Truist Financial Corp.’s needs to improve expense discipline and governance to win back investors, and it’s “primed” for an activist push as long as those problems linger, according to veteran banking analyst Mike Mayo.
(Bloomberg) — Truist Financial Corp.’s needs to improve expense discipline and governance to win back investors, and it’s “primed” for an activist push as long as those problems linger, according to veteran banking analyst Mike Mayo.
The company “seems overly complacent, tone-deaf to concerns of investors and lacking candor,” Wells Fargo & Co. analysts led by Mayo wrote in a note to clients. “Something has to give.”
Expense discipline emerged as a key concern for bank stocks last year, after guidance on costs from Wall Street mainstays including JPMorgan Chase & Co. and Goldman Sachs Group Inc. rankled shareholders. The turmoil among regional banks earlier this year has only heightened the focus on the performance of financial firms.

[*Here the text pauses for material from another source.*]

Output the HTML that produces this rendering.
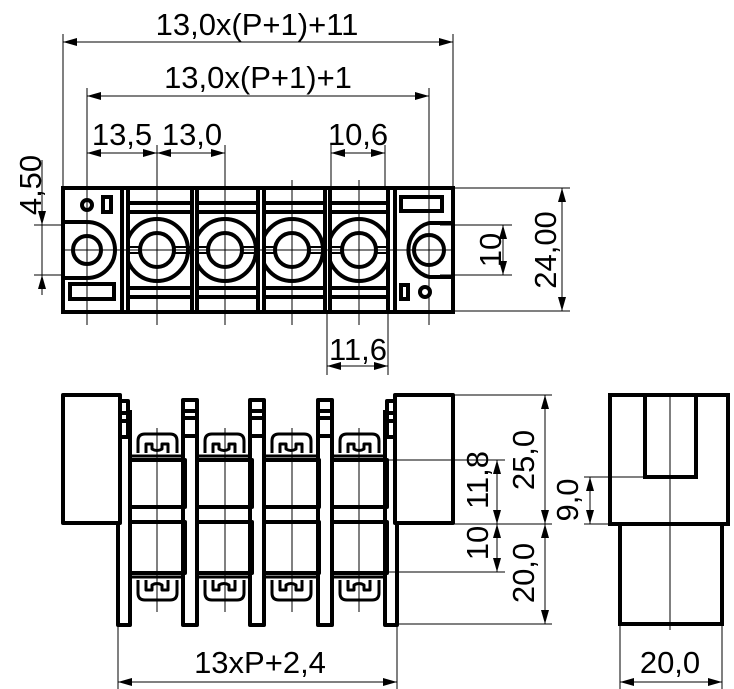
<!DOCTYPE html>
<html><head><meta charset="utf-8"><style>
html,body{margin:0;padding:0;background:#fff}
svg{display:block}
text{font-family:"Liberation Sans",sans-serif;font-size:31px;fill:#000}
</style></head><body>
<svg width="734" height="689" viewBox="0 0 734 689" xmlns="http://www.w3.org/2000/svg">
<defs>
<marker id="a" viewBox="0 0 14 8" refX="14" refY="4" markerWidth="14" markerHeight="8" markerUnits="userSpaceOnUse" orient="auto-start-reverse"><path d="M0,0 L14,4 L0,8 Z" fill="#000"/></marker>
<clipPath id="c1"><rect x="128" y="188" width="64" height="125"/></clipPath>
<clipPath id="c2"><rect x="197" y="188" width="61" height="125"/></clipPath>
<clipPath id="c3"><rect x="264" y="188" width="61" height="125"/></clipPath>
<clipPath id="c4"><rect x="330" y="188" width="58" height="125"/></clipPath>
</defs>

<g stroke="#000" stroke-width="1" fill="none">
<line x1="63" y1="34" x2="63" y2="188"/><line x1="453" y1="34" x2="453" y2="188"/>
<line x1="87" y1="88" x2="87" y2="325"/><line x1="429" y1="88" x2="429" y2="325"/>
<line x1="157" y1="145" x2="157" y2="325"/><line x1="225" y1="145" x2="225" y2="325"/>
<line x1="292" y1="180" x2="292" y2="325"/><line x1="359" y1="180" x2="359" y2="325"/>
<line x1="331" y1="145" x2="331" y2="188"/><line x1="385" y1="145" x2="385" y2="188"/>
<line x1="327" y1="313" x2="327" y2="375"/><line x1="388" y1="313" x2="388" y2="375"/>
<line x1="63" y1="42" x2="453" y2="42" marker-start="url(#a)" marker-end="url(#a)"/>
<line x1="87" y1="96" x2="429" y2="96" marker-start="url(#a)" marker-end="url(#a)"/>
<line x1="87" y1="153" x2="157" y2="153" marker-start="url(#a)" marker-end="url(#a)"/>
<line x1="157" y1="153" x2="225" y2="153" marker-start="url(#a)" marker-end="url(#a)"/>
<line x1="331" y1="153" x2="385" y2="153" marker-start="url(#a)" marker-end="url(#a)"/>
<line x1="327" y1="366" x2="388" y2="366" marker-start="url(#a)" marker-end="url(#a)"/>
<line x1="453" y1="188" x2="570" y2="188"/><line x1="453" y1="311" x2="570" y2="311"/>
<line x1="440" y1="225" x2="512" y2="225"/><line x1="440" y1="275" x2="512" y2="275"/>
<line x1="503" y1="225" x2="503" y2="275" marker-start="url(#a)" marker-end="url(#a)"/>
<line x1="562" y1="188" x2="562" y2="311" marker-start="url(#a)" marker-end="url(#a)"/>
<line x1="34" y1="225" x2="63" y2="225"/><line x1="34" y1="275" x2="63" y2="275"/>
<line x1="42" y1="160" x2="42" y2="290"/>
<line x1="42" y1="205" x2="42" y2="225" marker-end="url(#a)"/>
<line x1="42" y1="295" x2="42" y2="275" marker-end="url(#a)"/>
<line x1="453" y1="395" x2="552" y2="395"/>
<line x1="385" y1="460" x2="505" y2="460"/>
<line x1="453" y1="524" x2="552" y2="524"/>
<line x1="385" y1="572" x2="505" y2="572"/>
<line x1="397" y1="624" x2="552" y2="624"/>
<line x1="545" y1="395" x2="545" y2="524" marker-start="url(#a)" marker-end="url(#a)"/>
<line x1="545" y1="524" x2="545" y2="624" marker-start="url(#a)" marker-end="url(#a)"/>
<line x1="497" y1="460" x2="497" y2="524" marker-start="url(#a)" marker-end="url(#a)"/>
<line x1="497" y1="524" x2="497" y2="572" marker-start="url(#a)" marker-end="url(#a)"/>
<line x1="584" y1="477" x2="645" y2="477"/>
<line x1="584" y1="524" x2="612" y2="524"/>
<line x1="590" y1="477" x2="590" y2="524" marker-start="url(#a)" marker-end="url(#a)"/>
<line x1="118" y1="625" x2="118" y2="689"/><line x1="397" y1="625" x2="397" y2="689"/>
<line x1="118" y1="682" x2="397" y2="682" marker-start="url(#a)" marker-end="url(#a)"/>
<line x1="620" y1="624" x2="620" y2="689"/><line x1="722" y1="624" x2="722" y2="689"/>
<line x1="620" y1="682" x2="722" y2="682" marker-start="url(#a)" marker-end="url(#a)"/>
<line x1="670" y1="395" x2="670" y2="630"/>
<line x1="157" y1="428" x2="157" y2="612"/><line x1="225" y1="428" x2="225" y2="612"/>
<line x1="292" y1="428" x2="292" y2="612"/><line x1="359" y1="428" x2="359" y2="612"/>
<line x1="63" y1="250" x2="453" y2="250"/>
</g>

<!-- top view -->
<g stroke="#000" stroke-width="4" fill="none">
<rect x="63" y="188" width="390" height="124"/>
<line x1="122" y1="188" x2="122" y2="312"/><line x1="128" y1="188" x2="128" y2="312"/>
<line x1="192" y1="188" x2="192" y2="312"/><line x1="197" y1="188" x2="197" y2="312"/>
<line x1="258" y1="188" x2="258" y2="312"/><line x1="264" y1="188" x2="264" y2="312"/>
<line x1="325" y1="188" x2="325" y2="312"/><line x1="330" y1="188" x2="330" y2="312"/>
<line x1="388" y1="188" x2="388" y2="312"/><line x1="395" y1="188" x2="395" y2="312"/>
<circle cx="87" cy="205" r="5"/>
<rect x="103" y="197" width="8" height="15"/>
<path d="M63,222 H87 A28,28 0 0 1 87,278 H63"/>
<circle cx="87" cy="250" r="14"/>
<rect x="70" y="284" width="44" height="15"/>
<rect x="401" y="197" width="41" height="14"/>
<path d="M453,223 H429 A28,28 0 0 0 429,277 H453"/>
<circle cx="429" cy="250" r="15"/>
<rect x="401" y="285" width="7" height="14"/>
<circle cx="425" cy="292" r="5"/>
</g>
<g stroke="#000" stroke-width="4" fill="none">
<g clip-path="url(#c1)"><line x1="128" y1="203" x2="192" y2="203"/><line x1="128" y1="212" x2="192" y2="212"/><line x1="128" y1="288" x2="192" y2="288"/><line x1="128" y1="297" x2="192" y2="297"/><circle cx="157" cy="250" r="31"/><line x1="128" y1="247" x2="192" y2="247" stroke-width="2"/><line x1="128" y1="253" x2="192" y2="253" stroke-width="2"/></g>
<g clip-path="url(#c2)"><line x1="197" y1="203" x2="258" y2="203"/><line x1="197" y1="212" x2="258" y2="212"/><line x1="197" y1="288" x2="258" y2="288"/><line x1="197" y1="297" x2="258" y2="297"/><circle cx="225" cy="250" r="31"/><line x1="197" y1="247" x2="258" y2="247" stroke-width="2"/><line x1="197" y1="253" x2="258" y2="253" stroke-width="2"/></g>
<g clip-path="url(#c3)"><line x1="264" y1="203" x2="325" y2="203"/><line x1="264" y1="212" x2="325" y2="212"/><line x1="264" y1="288" x2="325" y2="288"/><line x1="264" y1="297" x2="325" y2="297"/><circle cx="292" cy="250" r="31"/><line x1="264" y1="247" x2="325" y2="247" stroke-width="2"/><line x1="264" y1="253" x2="325" y2="253" stroke-width="2"/></g>
<g clip-path="url(#c4)"><line x1="330" y1="203" x2="388" y2="203"/><line x1="330" y1="212" x2="388" y2="212"/><line x1="330" y1="288" x2="388" y2="288"/><line x1="330" y1="297" x2="388" y2="297"/><circle cx="359" cy="250" r="31"/><line x1="330" y1="247" x2="388" y2="247" stroke-width="2"/><line x1="330" y1="253" x2="388" y2="253" stroke-width="2"/></g>
<g fill="#fff">
<circle cx="157" cy="250" r="17"/><circle cx="225" cy="250" r="17"/><circle cx="292" cy="250" r="17"/><circle cx="359" cy="250" r="17"/>
</g>
</g>
<g stroke="#000" stroke-width="1"><line x1="130" y1="250" x2="390" y2="250"/>
<line x1="157" y1="225" x2="157" y2="275"/><line x1="225" y1="225" x2="225" y2="275"/><line x1="292" y1="225" x2="292" y2="275"/><line x1="359" y1="225" x2="359" y2="275"/></g>

<!-- front view -->
<g stroke="#000" stroke-width="4" fill="none" stroke-linejoin="round">
<path d="M63,395 H120 V523 H63 Z"/>
<path d="M120,523 H118 V625 H130 V410"/>
<rect x="120" y="401" width="8" height="36"/><line x1="120" y1="413" x2="128" y2="413"/><line x1="120" y1="421" x2="128" y2="421"/>
<path d="M453,395 H395 V523 H453 Z"/>
<path d="M395,523 H397 V625 H385 V410"/>
<rect x="387" y="401" width="8" height="36"/><line x1="387" y1="413" x2="395" y2="413"/><line x1="387" y1="421" x2="395" y2="421"/>
<rect x="183" y="400" width="14" height="225"/><line x1="183" y1="411" x2="197" y2="411"/><line x1="183" y1="418" x2="197" y2="418"/><line x1="183" y1="436" x2="197" y2="436"/>
<rect x="250" y="400" width="14" height="225"/><line x1="250" y1="411" x2="264" y2="411"/><line x1="250" y1="418" x2="264" y2="418"/><line x1="250" y1="436" x2="264" y2="436"/>
<rect x="318" y="400" width="14" height="225"/><line x1="318" y1="411" x2="332" y2="411"/><line x1="318" y1="418" x2="332" y2="418"/><line x1="318" y1="436" x2="332" y2="436"/>
<g id="m1">
<rect x="130" y="460" width="55" height="47"/>
<rect x="130" y="522" width="55" height="51"/>
<line x1="131" y1="456" x2="184" y2="456" stroke-width="3"/>
<line x1="131" y1="577" x2="184" y2="577" stroke-width="3"/>
<path d="M138,453 V441 Q138,434 145,434 H170 Q177,434 177,441 V453 M146,453 V444 H152 V449 Q157,452 162,449 V444 H168 V453" stroke-width="3"/>
<path d="M138,580 V593 Q138,600 145,600 H170 Q177,600 177,593 V580 M146,580 V590 H152 V585 Q157,582 162,585 V590 H168 V580" stroke-width="3"/>
</g>
<use href="#m1" x="67"/>
<use href="#m1" x="134"/>
<use href="#m1" x="202"/>
</g>

<!-- side view -->
<g stroke="#000" stroke-width="4" fill="none">
<rect x="610" y="395" width="118" height="129"/>
<rect x="620" y="524" width="102" height="100"/>
<rect x="645" y="395" width="51" height="82"/>
</g>

<text x="257" y="35" text-anchor="middle">13,0x(P+1)+11</text>
<text x="258" y="88" text-anchor="middle">13,0x(P+1)+1</text>
<text x="122" y="145" text-anchor="middle">13,5</text>
<text x="192" y="145" text-anchor="middle">13,0</text>
<text x="358" y="145" text-anchor="middle">10,6</text>
<text x="358" y="360" text-anchor="middle">11,6</text>
<text x="260" y="673" text-anchor="middle">13xP+2,4</text>
<text x="670" y="673" text-anchor="middle">20,0</text>
<text transform="translate(41,185) rotate(-90)" text-anchor="middle">4,50</text>
<text transform="translate(501,250) rotate(-90)" text-anchor="middle">10</text>
<text transform="translate(556,250) rotate(-90)" text-anchor="middle">24,00</text>
<text transform="translate(534,460) rotate(-90)" text-anchor="middle">25,0</text>
<text transform="translate(488,480) rotate(-90)" text-anchor="middle">11,8</text>
<text transform="translate(488,543) rotate(-90)" text-anchor="middle">10</text>
<text transform="translate(534,573) rotate(-90)" text-anchor="middle">20,0</text>
<text transform="translate(578,500) rotate(-90)" text-anchor="middle">9,0</text>
</svg>
</body></html>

Mayo emerged as one of the most vocal critics of the expense projections coming from major US banks and the way they communicated those expectations to investors. He cut his rating on JPMorgan last year to the equivalent of a hold and criticized the largest US bank for “reduced transparency, financial discipline and shareholder consideration.” He then upgraded the stock to overweight, the equivalent of a buy, earlier this year.
Mayo took a similar approach in his critique of Charlotte, North Carolina-based Truist, the sixth-largest US bank holding company by consolidated assets. The stock was little changed at $33.30 at 9:49 a.m. in New York. The firm’s shares are down 23% this year, more than the 11% decline for the KBW Bank Index. Mayo continues to rate Truist overweight.
A Truist representative said the bank had no immediate comment on Mayo’s report.
Mayo cited five specific issues facing the company:
- Expenses: It’s “time to get expenses under control,” he said, citing increased costs as well as a lack of improvement on efficiency from the two banks that combined to form Truist.
- Missed financial targets: Mayo cited the company’s stock performance and key performance metrics that missed guidance or are headed in that direction.
- Compensation and accountability: The incentive-based compensation at Truist “lacks enough realism, accountability and urgency,” Mayo said, with executive-performance rewards coming in higher than expected for 2022.
- Governance: Mayo and his fellow analysts wrote that Truist’s board is larger than the industry average and in need of a refresh, with the average tenure for a board member coming in at 12 years.
- Stockholder orientation: Discussion of the bank’s stock price has been absent from the company’s annual letter and earnings calls, Mayo said, with more of a focus on “stakeholders” rather than shareholders in the 2021 and 2022 annual letters.